When this decision was made the lobster season was starting and the Mi’kmaq began to set up lobster traps. Many non-native lobster fishers objected vehemently as they felt this would threaten their livelihoods. At first the white protesters relied mainly on harsh words but then moved up to destructive actions. They destroyed more than 3,500 Mi’kmaq lobster traps and processing plants that were believed to be processing Mi’kmaq caught lobsters were vandalized. 3 Mi’kmaq were injured and a Mi’kmaq arbour used for sacred ceremonies was burned. These non-native fishers were not too keen on the rule of law. The rule of law was for natives, not them. Some of the Mi’kmaq also retaliated by burning some trucks of the non-native protesters as well as an Acadian flag. Neither side was perfect.
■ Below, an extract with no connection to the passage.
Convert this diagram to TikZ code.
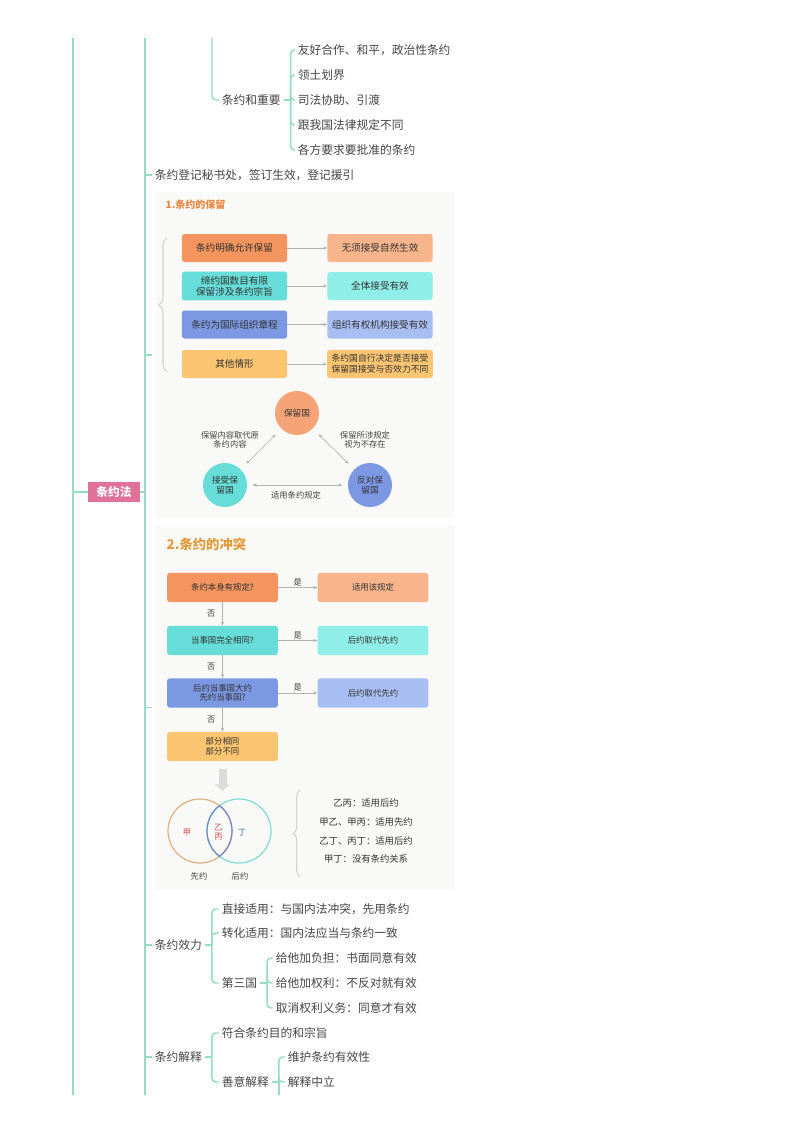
\documentclass[tikz,border=0pt]{standalone}
\usepackage{fontspec}
\setmainfont{Noto Sans CJK SC}
\usetikzlibrary{arrows.meta,positioning,calc,decorations.pathreplacing}

\definecolor{mline}{HTML}{94DCC2}
\definecolor{mtext}{HTML}{454545}
\definecolor{rootpink}{HTML}{E0729A}
\definecolor{orA}{HTML}{F4945F}
\definecolor{orB}{HTML}{F8B58C}
\definecolor{tlA}{HTML}{66DDD8}
\definecolor{tlB}{HTML}{90EEE8}
\definecolor{blA}{HTML}{7D98E2}
\definecolor{blB}{HTML}{A8BEF2}
\definecolor{ylA}{HTML}{FBC571}
\definecolor{picbg}{HTML}{F9F9F8}
\definecolor{ttlA}{HTML}{E8873F}
\definecolor{ttlB}{HTML}{E39A3B}
\definecolor{vnor}{HTML}{E2B07E}
\definecolor{vnte}{HTML}{7EDCD3}
\definecolor{vnbl}{HTML}{6F86C9}
\definecolor{vred}{HTML}{D24B4B}
\definecolor{vblue}{HTML}{3E6FB0}

\begin{document}
\begin{tikzpicture}[x=0.75pt, y=-0.75pt,
    every node/.style={text=mtext},
    link/.style={draw=mline, line width=1.1pt, rounded corners=3pt},
    topic/.style={anchor=west, inner xsep=2pt, inner ysep=1pt, font=\fontsize{8.8}{10}\selectfont},
    root/.style={fill=rootpink, text=white, minimum width=39pt, minimum height=15pt,
      font=\fontsize{8.8}{10}\selectfont\bfseries},
    box/.style={rounded corners=2pt, minimum width=79pt, minimum height=21pt, align=center,
      font=\fontsize{7.2}{8.2}\selectfont, text=black!80},
    fbox/.style={rounded corners=2pt, minimum width=83pt, minimum height=22pt, align=center,
      font=\fontsize{6.3}{7.2}\selectfont, text=black!80},
    ball/.style={circle, minimum size=33pt, inner sep=0pt, align=center,
      font=\fontsize{6.5}{7.4}\selectfont, text=black!80},
    small/.style={align=center, inner sep=1pt, font=\fontsize{6.2}{7.2}\selectfont, text=black!75},
    gar/.style={draw=black!30, line width=0.5pt, -{Stealth[length=3pt,width=2.5pt]}},
    biarr/.style={gar, {Stealth[length=3pt,width=2.5pt]}-{Stealth[length=3pt,width=2.5pt]}},
    curl/.style={draw=black!18, line width=0.8pt, decorate, decoration={brace, amplitude=#1}},
    curl/.default=6pt
  ]
    \fill[white] (0,0) rectangle (800,1132);
    \useasboundingbox (0,0) rectangle (800,1132);

    % trunk lines, cut at both ends
    \coordinate (axT) at (73,38);
    \coordinate (axB) at (73,1095);
    \coordinate (spT) at (145,38);
    \coordinate (spB) at (145,1095);
    \draw[link, line width=1.5pt] (axT) -- (axB);
    \draw[link, line width=1.4pt] (spT) -- (spB);

    \node[root] (law) at (114,492) {条约法};
    \draw[link] (axT |- law.west) -- (law.west);
    \draw[link] (law.east) -- (spT |- law.east);

    % important treaties
    \coordinate (upT) at (212,38);
    \node[topic] (imp) at (219,100) {条约和重要};
    \draw[link] (upT) |- (imp.west);
    \draw[link] (imp.east) -- ++(7,0) coordinate (impJ);
    \foreach \i/\y/\t in {1/50/友好合作、和平，政治性条约, 2/75/领土划界, 3/100/司法协助、引渡,
                          4/125/跟我国法律规定不同, 5/150/各方要求要批准的条约} {
      \node[topic] (imp\i) at (295,\y) {\t};
      \draw[link] (impJ) |- (imp\i.west);
    }

    \node[topic] (reg) at (152,175) {条约登记秘书处，签订生效，登记援引};
    \draw[link] (spT |- reg.west) -- (reg.west);

    % picture 1: reservations
    \node[fill=picbg, minimum width=225pt, minimum height=244.5pt, inner sep=0pt] (pic1) at (305,355) {};
    \draw[link, shorten >=2pt] (spT |- pic1.west) -- (pic1.west);
    \node[anchor=west, text=ttlA, font=\fontsize{7.5}{8}\selectfont\bfseries] (t1) at (161,205) {1.条约的保留};
    \draw[curl] (167,372) -- (167,238);
    \foreach \i/\y/\ca/\cb/\a/\b in {1/248/orA/orB/条约明确允许保留/无须接受自然生效,
        2/286/tlA/tlB/{缔约国数目有限\\保留涉及条约宗旨}/全体接受有效,
        3/324.5/blA/blB/条约为国际组织章程/组织有权机构接受有效,
        4/364/ylA/ylA/其他情形/{\fontsize{6.6}{7.6}\selectfont 条约国自行决定是否接受\\
          \fontsize{6.6}{7.6}\selectfont 保留国接受与否效力不同}} {
      \node[box, fill=\ca] (ra\i) at (234.5,\y) {\a};
      \node[box, fill=\cb] (rb\i) at (380,\y) {\b};
      \draw[gar] (ra\i) -- (rb\i);
    }

    \node[ball, fill=orA!85] (rs) at (297,413) {保留国};
    \node[ball, fill=tlA] (ac) at (225,485) {接受保\\留国};
    \node[ball, fill=blA] (ob) at (370,485) {反对保\\留国};
    \draw[biarr, shorten <=6pt, shorten >=6pt] (rs) -- (ac);
    \draw[biarr, shorten <=6pt, shorten >=6pt] (rs) -- (ob);
    \draw[biarr, shorten <=4pt, shorten >=4pt] (ac) -- (ob);
    \node[small] (l1) at (230,440) {保留内容取代原\\条约内容};
    \node[small] (l2) at (365,440) {保留所涉规定\\视为不存在};
    \node[small] (l3) at (296,495) {适用条约规定};

    % picture 2: conflicts
    \node[fill=picbg, minimum width=225pt, minimum height=273.75pt, inner sep=0pt] (pic2) at (305,707.5) {};
    \draw[link, shorten >=2pt] (spT |- pic2.west) -- (pic2.west);
    \node[anchor=west, text=ttlB, font=\fontsize{10}{11}\selectfont\bfseries] (t2) at (162,544) {2.条约的冲突};
    \foreach \i/\y/\c/\t in {1/587.5/orA/条约本身有规定?, 2/640.5/tlA/当事国完全相同?,
        3/693/blA/{后约当事国大约\\先约当事国?}, 4/746.5/ylA/{部分相同\\部分不同}} {
      \node[fbox, fill=\c] (q\i) at (222.5,\y) {\t};
    }
    \foreach \i/\y/\c/\t in {1/587.5/orB/适用该规定, 2/640.5/tlB/后约取代先约, 3/693/blB/后约取代先约} {
      \node[fbox, fill=\c] (a\i) at (373,\y) {\t};
      \draw[gar] (q\i) -- node[small, above] (y\i) {是} (a\i);
    }
    \foreach \i/\j in {1/2, 2/3, 3/4} {
      \draw[gar] (q\i) -- node[small, left=4pt] (n\i) {否} (q\j);
    }
    \coordinate (vn) at (222.5,791);
    \draw[draw=black!14, line width=6pt, shorten <=6pt, -{Triangle[length=5pt,width=11pt]}] (q4) -- (vn);

    \node[circle, draw=vnor, line width=0.9pt, minimum size=48pt] (vl) at (200,831) {};
    \node[circle, draw=vnte, line width=0.9pt, minimum size=48pt] (vr) at (239,831) {};
    \begin{scope}
      \clip (vr.center) circle[radius=24.4pt];
      \draw[vnbl, line width=0.9pt] (vl.center) circle[radius=24pt];
    \end{scope}
    \begin{scope}
      \clip (vl.center) circle[radius=24.4pt];
      \draw[vnbl, line width=0.9pt] (vr.center) circle[radius=24pt];
    \end{scope}
    \node[small, text=vred] (jia) at (187,833) {甲};
    \node[small, text=vred] (yb) at (218.5,832) {乙\\丙};
    \node[small, text=vblue] (ding) at (242,833) {丁};
    \node[small] (xy) at (199,876) {先约};
    \node[small] (hy) at (240,876) {后约};

    \draw[curl=5pt] (300,877) -- (300,790);
    \foreach \i/\y/\t in {1/803/乙丙：适用后约, 2/822/甲乙、甲丙：适用先约,
                          3/841/乙丁、丙丁：适用后约, 4/859/甲丁：没有条约关系} {
      \node[font=\fontsize{7}{8}\selectfont, text=black!80] (r\i) at (366,\y) {\t};
    }

    % effect
    \node[topic] (eff) at (152,945) {条约效力};
    \draw[link] (spT |- eff.west) -- (eff.west);
    \draw[link] (eff.east) -- ++(7,0) coordinate (effJ);
    \foreach \i/\y/\t in {1/909/直接适用：与国内法冲突，先用条约, 2/933/转化适用：国内法应当与条约一致, 3/983/第三国} {
      \node[topic] (eff\i) at (219,\y) {\t};
      \draw[link] (effJ) |- (eff\i.west);
    }
    \draw[link] (eff3.east) -- ++(7,0) coordinate (thJ);
    \foreach \i/\y/\t in {1/958/给他加负担：书面同意有效, 2/983/给他加权利：不反对就有效, 3/1008/取消权利义务：同意才有效} {
      \node[topic] (th\i) at (273,\y) {\t};
      \draw[link] (thJ) |- (th\i.west);
    }

    % interpretation
    \node[topic] (itp) at (152,1057) {条约解释};
    \draw[link] (spT |- itp.west) -- (itp.west);
    \draw[link] (itp.east) -- ++(7,0) coordinate (itpJ);
    \node[topic] (itp1) at (219,1033) {符合条约目的和宗旨};
    \node[topic] (itp2) at (219,1082) {善意解释};
    \foreach \n in {itp1, itp2} {
      \draw[link] (itpJ) |- (\n.west);
    }
    \draw[link] (itp2.east) -- ++(7,0) coordinate (gfJ);
    \node[topic] (gf1) at (285,1057) {维护条约有效性};
    \node[topic] (gf2) at (285,1082) {解释中立};
    \foreach \n in {gf1, gf2} {
      \draw[link] (gfJ) |- (\n.west);
    }
    \draw[link] (gfJ) -- (gfJ |- spB);
  \end{tikzpicture}
\end{document}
33 of the 35 Mi’kmaq communities agreed to a 30-day moratorium to allow negotiations to proceed but 2 did not. One of those was at Burnt Cove in New Brunswick. At that site there was a major confrontation and was watched by a large contingent of international press. Canada was in the news. I remember hearing about that case and wondering why indigenous fishers would be damaging their own fishery. I was ignorant in other words.
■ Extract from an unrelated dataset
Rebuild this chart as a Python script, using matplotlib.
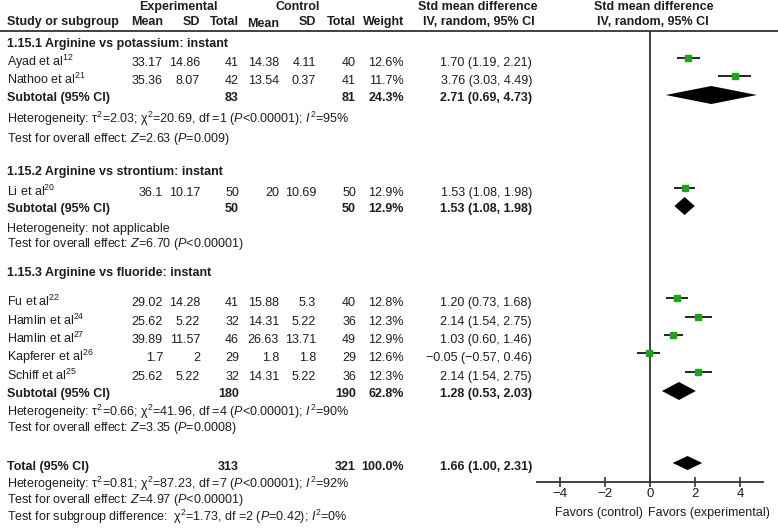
import matplotlib
matplotlib.use("Agg")
from matplotlib import pyplot as plt

plt.rcParams["font.family"] = ["Liberation Sans", "DejaVu Sans"]
plt.rcParams["mathtext.fontset"] = "custom"
plt.rcParams["mathtext.rm"] = "Liberation Sans"
plt.rcParams["mathtext.it"] = "Liberation Sans:italic"
plt.rcParams["mathtext.bf"] = "Liberation Sans:bold"

# study level data
studies = ["Ayad et al$^{12}$", "Nathoo et al$^{21}$", "Li et al$^{20}$", "Fu et al$^{22}$",
           "Hamlin et al$^{24}$", "Hamlin et al$^{27}$", "Kapferer et al$^{26}$", "Schiff et al$^{25}$"]
exp_mean = [33.17, 35.36, 36.1, 29.02, 25.62, 39.89, 1.7, 25.62]
exp_sd = [14.86, 8.07, 10.17, 14.28, 5.22, 11.57, 2, 5.22]
exp_n = [41, 42, 50, 41, 32, 46, 29, 32]
ctl_mean = [14.38, 13.54, 20, 15.88, 14.31, 26.63, 1.8, 14.31]
ctl_sd = [4.11, 0.37, 10.69, 5.3, 5.22, 13.71, 1.8, 5.22]
ctl_n = [40, 41, 50, 40, 36, 49, 29, 36]
weight = [12.6, 11.7, 12.9, 12.8, 12.3, 12.9, 12.6, 12.3]
smd = [1.70, 3.76, 1.53, 1.20, 2.14, 1.03, -0.05, 2.14]
smd_lo = [1.19, 3.03, 1.08, 0.73, 1.54, 0.60, -0.57, 1.54]
smd_hi = [2.21, 4.49, 1.98, 1.68, 2.75, 1.46, 0.46, 2.75]

# subgroup data
groups = ["1.15.1 Arginine vs potassium: instant",
          "1.15.2 Arginine vs strontium: instant",
          "1.15.3 Arginine vs fluoride: instant"]
group_studies = [[0, 1], [2], [3, 4, 5, 6, 7]]
sub_exp_n = [83, 50, 180]
sub_ctl_n = [81, 50, 190]
sub_weight = [24.3, 12.9, 62.8]
sub_smd = [2.71, 1.53, 1.28]
sub_lo = [0.69, 1.08, 0.53]
sub_hi = [4.73, 1.98, 2.03]
sub_het = ["Heterogeneity: τ$^2$=2.03; χ$^2$=20.69, df =1 ($P$<0.00001); $I^2$=95%",
           "Heterogeneity: not applicable",
           "Heterogeneity: τ$^2$=0.66; χ$^2$=41.96, df =4 ($P$<0.00001); $I^2$=90%"]
sub_test = ["Test for overall effect: $Z$=2.63 ($P$=0.009)",
            "Test for overall effect: $Z$=6.70 ($P$<0.00001)",
            "Test for overall effect: $Z$=3.35 ($P$=0.0008)"]

# overall
total_exp_n = 313
total_ctl_n = 321
total_weight = 100.0
total_smd = 1.66
total_lo = 1.00
total_hi = 2.31
total_notes = ["Heterogeneity: τ$^2$=0.81; χ$^2$=87.23, df =7 ($P$<0.00001); $I^2$=92%",
               "Test for overall effect: $Z$=4.97 ($P$<0.00001)",
               "Test for subgroup difference:  χ$^2$=1.73, df =2 ($P$=0.42); $I^2$=0%"]

xticks = [-4, -2, 0, 2, 4]

# layout (pixel rows, top down, text centres)
W, H = 778, 529
header_y = [43, 171, 272]
study_y = [62, 80, 192, 302, 321, 339, 357, 376]
sub_y = [97, 208, 393]
het_y = [119, 228, 412]
test_y = [138, 243, 427]
total_y = 466
notes_y = [484, 499, 517]

col_x = dict(name=7, em=163, esd=200, en=239, cm=279, csd=316, cn=356, w=404, ci=532)
FS = 9
TXT = "#1e1e1e"
LINE = "#333333"
GREEN = "#1aa51a"


def ci_text(m, lo, hi):
    return f"{m:.2f} ({lo:.2f}, {hi:.2f})".replace("-", "\u2212")


fig = plt.figure(figsize=(W / 100, H / 100), dpi=100)
ax = fig.add_axes([0, 0, 1, 1])
ax.set_xlim(0, W)
ax.set_ylim(H, 0)
ax.set_axis_off()


def put(x, y, s, ha="left", bold=False, fs=FS):
    # baseline placement so mathtext lines line up with plain ones
    ax.text(x, y + 4, s, ha=ha, va="baseline", fontsize=fs, color=TXT,
            fontweight="bold" if bold else "normal")


# column headers
put(178, 6, "Experimental", ha="center", bold=True)
put(298, 6, "Control", ha="center", bold=True)
put(col_x["name"], 21, "Study or subgroup", bold=True)
put(col_x["em"], 21, "Mean", ha="right", bold=True)
put(col_x["esd"], 21, "SD", ha="right", bold=True)
put(col_x["en"], 21, "Total", ha="right", bold=True)
put(col_x["cm"], 23, "Mean", ha="right", bold=True)
put(col_x["csd"], 21, "SD", ha="right", bold=True)
put(col_x["cn"], 21, "Total", ha="right", bold=True)
put(col_x["w"], 21, "Weight", ha="right", bold=True)
put(478, 6, "Std mean difference", ha="center", bold=True)
put(479, 21, "IV, random, 95% CI", ha="center", bold=True)
put(654, 6, "Std mean difference", ha="center", bold=True)
put(653, 21, "IV, random, 95% CI", ha="center", bold=True)
ax.hlines(31, 0, W, color=LINE, lw=1.3)

# forest axes
fx0, fx1, fy0, fy1 = 537, 763, 31, 482
fax = fig.add_axes([fx0 / W, (H - fy1) / H, (fx1 - fx0) / W, (fy1 - fy0) / H])
fax.set_facecolor("none")
fax.set_xlim(-5, 5)
fax.set_ylim(fy1, fy0)
for s in ["top", "right", "left"]:
    fax.spines[s].set_visible(False)
fax.spines["bottom"].set_color(LINE)
fax.spines["bottom"].set_linewidth(1.3)
fax.axvline(0, color=LINE, lw=1.3)
fax.set_xticks(xticks)
fax.tick_params(axis="x", direction="inout", length=7, width=1.2, color=LINE,
                labelsize=9.5, labelcolor=TXT, pad=1)
fax.set_yticks([])

for g, name in enumerate(groups):
    put(col_x["name"], header_y[g], name, bold=True)
    for i in group_studies[g]:
        y = study_y[i]
        put(col_x["name"], y, studies[i])
        put(col_x["em"], y, f"{exp_mean[i]:g}", ha="right")
        put(col_x["esd"], y, f"{exp_sd[i]:g}", ha="right")
        put(col_x["en"], y, f"{exp_n[i]}", ha="right")
        put(col_x["cm"], y, f"{ctl_mean[i]:g}", ha="right")
        put(col_x["csd"], y, f"{ctl_sd[i]:g}", ha="right")
        put(col_x["cn"], y, f"{ctl_n[i]}", ha="right")
        put(col_x["w"], y, f"{weight[i]:.1f}%", ha="right")
        put(col_x["ci"], y, ci_text(smd[i], smd_lo[i], smd_hi[i]), ha="right")
        fax.hlines(y - 4, smd_lo[i], smd_hi[i], color="black", lw=1.2, zorder=3)
        fax.plot(smd[i], y - 4, "s", color=GREEN, ms=3.8, mec=GREEN, zorder=4)

    y = sub_y[g]
    put(col_x["name"], y, "Subtotal (95% CI)", bold=True)
    put(col_x["en"], y, f"{sub_exp_n[g]}", ha="right", bold=True)
    put(col_x["cn"], y, f"{sub_ctl_n[g]}", ha="right", bold=True)
    put(col_x["w"], y, f"{sub_weight[g]:.1f}%", ha="right", bold=True)
    put(col_x["ci"], y, ci_text(sub_smd[g], sub_lo[g], sub_hi[g]), ha="right", bold=True)
    dy = y - 2
    fax.fill([sub_lo[g], sub_smd[g], sub_hi[g], sub_smd[g]], [dy, dy - 9, dy, dy + 9],
             color="black", lw=0, zorder=3)
    put(col_x["name"], het_y[g], sub_het[g])
    put(col_x["name"], test_y[g], sub_test[g])

# overall
put(col_x["name"], total_y, "Total (95% CI)", bold=True)
put(col_x["en"], total_y, f"{total_exp_n}", ha="right", bold=True)
put(col_x["cn"], total_y, f"{total_ctl_n}", ha="right", bold=True)
put(col_x["w"], total_y, f"{total_weight:.1f}%", ha="right", bold=True)
put(col_x["ci"], total_y, ci_text(total_smd, total_lo, total_hi), ha="right", bold=True)
dy = total_y - 3
fax.fill([total_lo, total_smd, total_hi, total_smd], [dy, dy - 7, dy, dy + 7],
         color="black", lw=0, zorder=3)
for s, y in zip(total_notes, notes_y):
    put(col_x["name"], y, s)

put(643, 512, "Favors (control)", ha="right")
put(648, 512, "Favors (experimental)")

fig.savefig("out.png", dpi=100)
Later I learned that the reaction of non-native fishers, besides ignoring the law, was out of all proportion to the numbers of lobsters caught by the Mi’kmaq. At the time in the Maritimes about 2 million lobster traps were set. After the Supreme court decision the Mi’kmaq added about 12,000 traps. Burnt Cove, with a population of between 1,200 and 1,300 people was allowed 600 traps. The second Mi’kmaq community Shubenacadie Nova Scotia with a slightly larger population was permitted to have 800 traps. The non-native fishers however treated this as a flagrant attempt to decimate the lobster fishery on the east coast. As John L. Steckley and Bryan Cummings reported, “Generally, commercial lobster fishermen are permitted 300 traps each.”

The non-natives broke various laws to support their crybaby protest. The Mi’kmaq complied with the laws. Their Treaty rights by law gave them the right to fish for a moderate living. There can be no doubt that their actions were moderate. Hardly destructive of the fishery.

Of course the issue was never finally resolved. The federal government was given the right to regulate the fishery by the Supreme Court. As usual, as soon as the press left, and people stopped reading about the issue, successive federal government chose to do nothing more to avoid problems in the future, leaving the problems to reoccur again, as it did recently in 2020.